▸ **WORK TO COMPLETE**: Comb through the entries for "document" and pull out each line that holds it.

▸ **DATA SUPPLIED**:
•••••

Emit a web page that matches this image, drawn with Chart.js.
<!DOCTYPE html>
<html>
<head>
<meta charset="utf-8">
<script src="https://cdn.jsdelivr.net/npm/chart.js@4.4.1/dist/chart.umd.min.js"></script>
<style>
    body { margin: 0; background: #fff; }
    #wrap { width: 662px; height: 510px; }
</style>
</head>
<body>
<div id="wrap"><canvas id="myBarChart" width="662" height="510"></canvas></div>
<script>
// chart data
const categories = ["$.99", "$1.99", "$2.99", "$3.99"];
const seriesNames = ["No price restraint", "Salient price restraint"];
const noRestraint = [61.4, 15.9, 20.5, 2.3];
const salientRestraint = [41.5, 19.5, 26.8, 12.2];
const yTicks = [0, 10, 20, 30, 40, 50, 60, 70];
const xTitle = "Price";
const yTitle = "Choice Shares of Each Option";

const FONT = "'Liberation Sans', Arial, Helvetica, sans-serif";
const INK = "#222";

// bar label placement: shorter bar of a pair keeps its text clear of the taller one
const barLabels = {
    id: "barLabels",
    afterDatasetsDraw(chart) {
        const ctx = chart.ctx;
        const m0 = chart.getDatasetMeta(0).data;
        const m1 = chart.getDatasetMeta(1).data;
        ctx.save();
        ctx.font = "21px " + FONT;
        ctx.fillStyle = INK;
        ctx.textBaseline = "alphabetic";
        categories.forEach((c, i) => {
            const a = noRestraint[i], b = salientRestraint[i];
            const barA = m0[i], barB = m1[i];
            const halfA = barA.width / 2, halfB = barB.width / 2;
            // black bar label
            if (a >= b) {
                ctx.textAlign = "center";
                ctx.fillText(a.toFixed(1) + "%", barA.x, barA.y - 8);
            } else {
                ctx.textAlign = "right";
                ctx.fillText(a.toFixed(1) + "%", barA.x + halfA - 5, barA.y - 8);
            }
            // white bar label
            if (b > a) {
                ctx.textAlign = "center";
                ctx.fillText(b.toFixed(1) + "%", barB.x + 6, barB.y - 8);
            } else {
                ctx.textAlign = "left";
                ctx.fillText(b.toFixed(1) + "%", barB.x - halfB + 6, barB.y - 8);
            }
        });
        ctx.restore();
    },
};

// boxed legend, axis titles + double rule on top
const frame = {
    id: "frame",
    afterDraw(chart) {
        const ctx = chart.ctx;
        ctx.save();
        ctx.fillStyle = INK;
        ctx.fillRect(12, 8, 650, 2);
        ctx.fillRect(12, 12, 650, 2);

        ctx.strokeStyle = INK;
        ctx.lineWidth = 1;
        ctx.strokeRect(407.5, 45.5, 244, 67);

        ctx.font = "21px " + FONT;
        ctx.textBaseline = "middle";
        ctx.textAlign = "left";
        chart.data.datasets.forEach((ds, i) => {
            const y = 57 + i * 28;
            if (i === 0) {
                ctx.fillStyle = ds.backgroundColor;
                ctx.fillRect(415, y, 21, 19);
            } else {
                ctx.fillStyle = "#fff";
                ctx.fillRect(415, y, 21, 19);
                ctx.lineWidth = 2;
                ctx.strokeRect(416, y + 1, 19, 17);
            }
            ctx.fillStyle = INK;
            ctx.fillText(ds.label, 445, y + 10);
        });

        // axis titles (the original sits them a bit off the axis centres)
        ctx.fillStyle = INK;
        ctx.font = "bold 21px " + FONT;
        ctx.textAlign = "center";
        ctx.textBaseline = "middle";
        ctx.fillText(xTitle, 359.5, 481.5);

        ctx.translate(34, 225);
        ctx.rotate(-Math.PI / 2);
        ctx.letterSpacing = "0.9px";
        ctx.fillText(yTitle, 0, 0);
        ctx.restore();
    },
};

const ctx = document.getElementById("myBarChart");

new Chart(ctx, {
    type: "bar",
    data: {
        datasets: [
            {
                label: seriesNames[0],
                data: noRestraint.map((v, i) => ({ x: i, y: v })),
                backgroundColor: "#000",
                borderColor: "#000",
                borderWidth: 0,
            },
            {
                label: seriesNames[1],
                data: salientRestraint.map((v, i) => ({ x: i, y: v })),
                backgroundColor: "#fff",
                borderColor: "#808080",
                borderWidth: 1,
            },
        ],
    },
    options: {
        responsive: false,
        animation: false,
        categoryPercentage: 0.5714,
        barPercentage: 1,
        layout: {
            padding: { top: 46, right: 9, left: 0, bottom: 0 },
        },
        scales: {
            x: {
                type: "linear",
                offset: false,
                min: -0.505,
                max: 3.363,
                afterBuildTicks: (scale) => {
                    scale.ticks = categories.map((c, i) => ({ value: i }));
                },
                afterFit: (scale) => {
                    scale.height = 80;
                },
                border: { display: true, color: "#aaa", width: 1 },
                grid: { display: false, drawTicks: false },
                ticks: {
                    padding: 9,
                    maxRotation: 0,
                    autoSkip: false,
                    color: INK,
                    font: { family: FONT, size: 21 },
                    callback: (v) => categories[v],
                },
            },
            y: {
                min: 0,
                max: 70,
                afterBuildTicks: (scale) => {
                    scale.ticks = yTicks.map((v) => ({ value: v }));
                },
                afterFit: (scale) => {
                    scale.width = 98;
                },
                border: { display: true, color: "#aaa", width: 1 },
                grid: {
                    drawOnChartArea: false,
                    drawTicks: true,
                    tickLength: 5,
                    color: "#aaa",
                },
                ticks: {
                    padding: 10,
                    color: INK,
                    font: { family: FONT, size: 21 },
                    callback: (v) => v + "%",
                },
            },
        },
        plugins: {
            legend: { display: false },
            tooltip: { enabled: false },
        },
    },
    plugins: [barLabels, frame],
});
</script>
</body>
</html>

•••••

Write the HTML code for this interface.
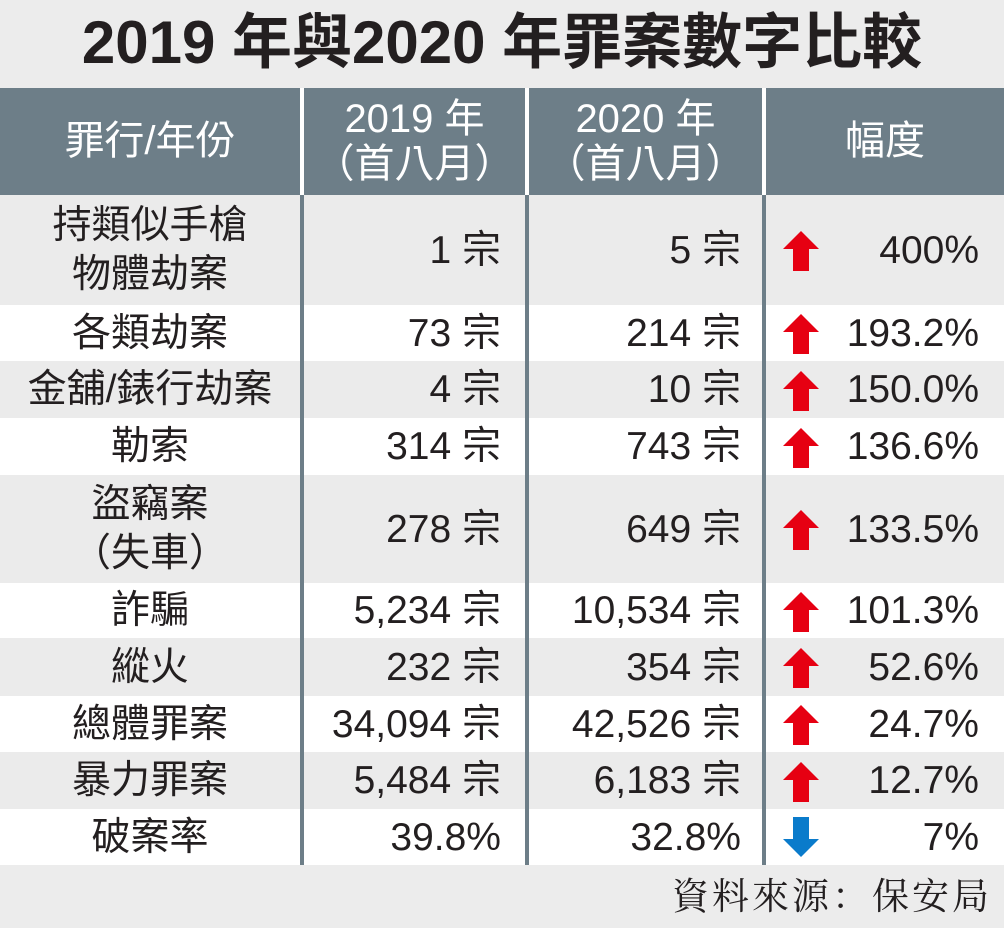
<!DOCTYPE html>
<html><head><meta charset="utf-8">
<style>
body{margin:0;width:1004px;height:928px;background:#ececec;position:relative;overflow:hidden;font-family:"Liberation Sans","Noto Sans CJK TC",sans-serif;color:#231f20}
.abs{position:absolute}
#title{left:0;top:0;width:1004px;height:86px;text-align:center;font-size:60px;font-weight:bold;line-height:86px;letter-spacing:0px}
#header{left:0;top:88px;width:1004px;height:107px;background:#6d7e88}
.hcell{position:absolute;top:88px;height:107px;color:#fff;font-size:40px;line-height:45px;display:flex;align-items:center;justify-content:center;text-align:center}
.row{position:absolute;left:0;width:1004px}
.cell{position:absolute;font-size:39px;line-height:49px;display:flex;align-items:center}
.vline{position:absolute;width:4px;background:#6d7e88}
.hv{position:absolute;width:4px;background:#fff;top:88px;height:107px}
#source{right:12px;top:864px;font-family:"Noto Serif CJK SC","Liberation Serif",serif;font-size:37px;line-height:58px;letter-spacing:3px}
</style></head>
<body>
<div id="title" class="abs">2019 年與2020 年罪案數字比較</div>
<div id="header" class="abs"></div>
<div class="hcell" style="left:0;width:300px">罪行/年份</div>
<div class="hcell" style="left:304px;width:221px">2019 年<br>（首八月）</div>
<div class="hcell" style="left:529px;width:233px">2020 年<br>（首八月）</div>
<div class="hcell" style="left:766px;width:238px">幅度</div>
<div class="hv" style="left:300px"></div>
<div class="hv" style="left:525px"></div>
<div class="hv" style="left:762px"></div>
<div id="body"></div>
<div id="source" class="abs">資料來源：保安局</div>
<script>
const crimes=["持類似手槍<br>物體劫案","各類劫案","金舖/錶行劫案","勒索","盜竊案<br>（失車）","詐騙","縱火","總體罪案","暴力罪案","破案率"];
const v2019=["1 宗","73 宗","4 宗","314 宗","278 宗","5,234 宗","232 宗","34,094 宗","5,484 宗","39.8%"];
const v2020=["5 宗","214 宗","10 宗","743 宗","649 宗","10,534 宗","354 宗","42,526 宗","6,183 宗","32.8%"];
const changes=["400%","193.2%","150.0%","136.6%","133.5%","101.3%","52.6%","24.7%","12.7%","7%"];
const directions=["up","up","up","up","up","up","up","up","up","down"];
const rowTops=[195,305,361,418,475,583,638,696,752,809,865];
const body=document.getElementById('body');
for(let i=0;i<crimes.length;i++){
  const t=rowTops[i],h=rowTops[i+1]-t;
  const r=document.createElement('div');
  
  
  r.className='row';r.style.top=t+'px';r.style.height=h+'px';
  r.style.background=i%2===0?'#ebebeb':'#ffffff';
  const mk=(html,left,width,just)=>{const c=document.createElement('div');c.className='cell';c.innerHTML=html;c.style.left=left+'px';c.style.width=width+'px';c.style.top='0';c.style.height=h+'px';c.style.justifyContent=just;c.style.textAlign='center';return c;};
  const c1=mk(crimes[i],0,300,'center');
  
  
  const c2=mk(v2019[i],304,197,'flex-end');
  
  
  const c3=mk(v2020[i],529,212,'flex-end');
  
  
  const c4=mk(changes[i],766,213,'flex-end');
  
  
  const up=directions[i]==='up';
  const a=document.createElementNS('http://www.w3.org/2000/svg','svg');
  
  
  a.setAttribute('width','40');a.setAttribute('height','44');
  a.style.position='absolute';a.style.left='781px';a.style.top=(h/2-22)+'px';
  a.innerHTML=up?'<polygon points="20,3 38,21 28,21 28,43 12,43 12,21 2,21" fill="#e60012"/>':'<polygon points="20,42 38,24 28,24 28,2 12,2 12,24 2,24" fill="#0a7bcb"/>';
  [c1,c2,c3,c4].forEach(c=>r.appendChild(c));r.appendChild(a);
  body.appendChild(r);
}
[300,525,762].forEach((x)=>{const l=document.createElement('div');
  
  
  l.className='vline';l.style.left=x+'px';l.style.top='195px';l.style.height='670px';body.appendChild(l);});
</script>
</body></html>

•••••

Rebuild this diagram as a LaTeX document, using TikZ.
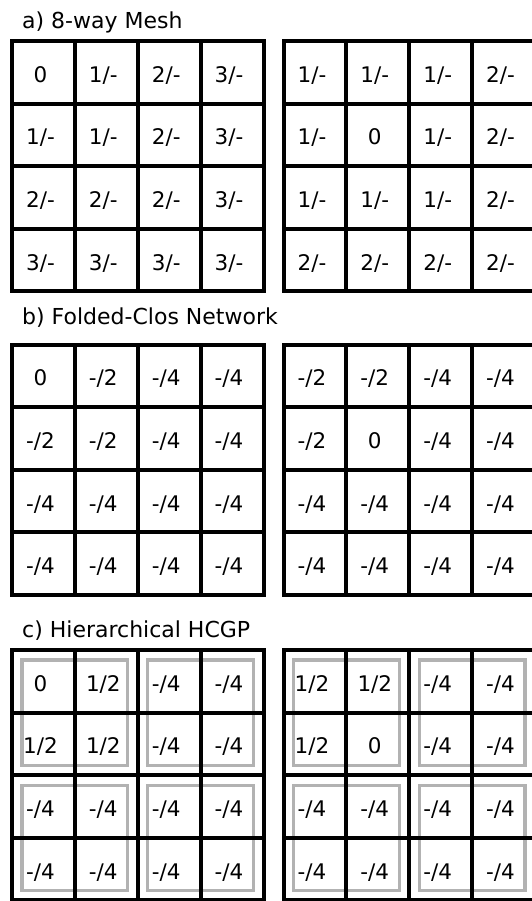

•••••

▸ **RESULT**:
const ctx = document.getElementById("myBarChart");
const body=document.getElementById('body');
  const r=document.createElement('div');
  const mk=(html,left,width,just)=>{const c=document.createElement('div');c.className='cell';c.innerHTML=html;c.style.left=left+'px';c.style.width=width+'px';c.style.top='0';c.style.height=h+'px';c.style.justifyContent=just;c.style.textAlign='center';return c;};
  const a=document.createElementNS('http://www.w3.org/2000/svg','svg');
[300,525,762].forEach((x)=>{const l=document.createElement('div');
Rebuild this diagram as a LaTeX document, using TikZ.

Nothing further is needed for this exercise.